Podkreślił, iż w toku śledztwa przesłuchano wielu świadków, sprawdzano różne wersje śledcze obejmujące m.in. konflikt na tle nieudanych transakcji narkotykowych, w które mogli być zaangażowani pokrzywdzeni, czy napad rabunkowy z użyciem broni oraz egzekucję seryjnego zabójcy.

Postępowanie zostało pierwotnie umorzone wobec niewykrycia sprawcy przestępstwa. Przełom nastąpił po ponad 10 latach, w połowie 2023 roku, gdy w wyniku stałego monitorowania sprawy przez prokuratorów z Prokuratury Okręgowej w Warszawie oraz czynności analityczno-śledczych podejmowanych przez funkcjonariuszy z Archiwum X Komendy Głównej Policji udało się ustalić sprawcę przestępstwa – informował prok. Skiba.

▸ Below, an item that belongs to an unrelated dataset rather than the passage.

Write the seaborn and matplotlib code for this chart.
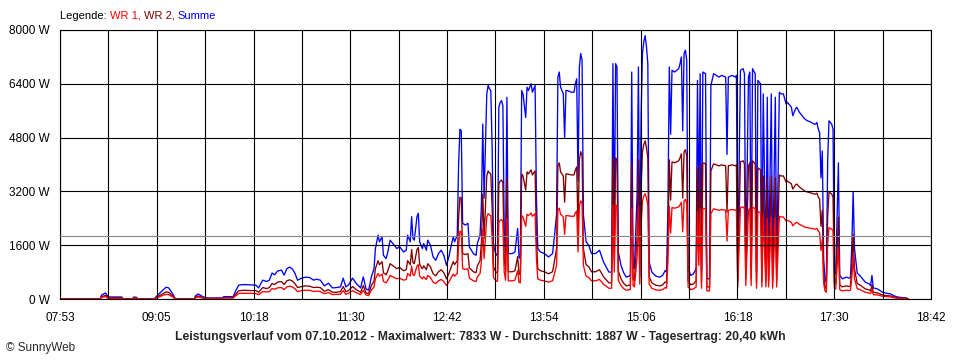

Zaznaczył, iż znaleziony na wspomnianej rękawiczce profil DNA okazał się zgodny z DNA Zdzisława W., z zawodu czeladnika krawiectwa i murarstwa. Mężczyzna był wielokrotnie karany, a w momencie przedstawienia zarzutów odbywał karę więzienia w ZK we Wrocławiu za usiłowanie zabójstwa swojego syna. Ustalono, iż w dniu popełnienia zarzucanych mu przestępstw nie był pozbawiony wolności.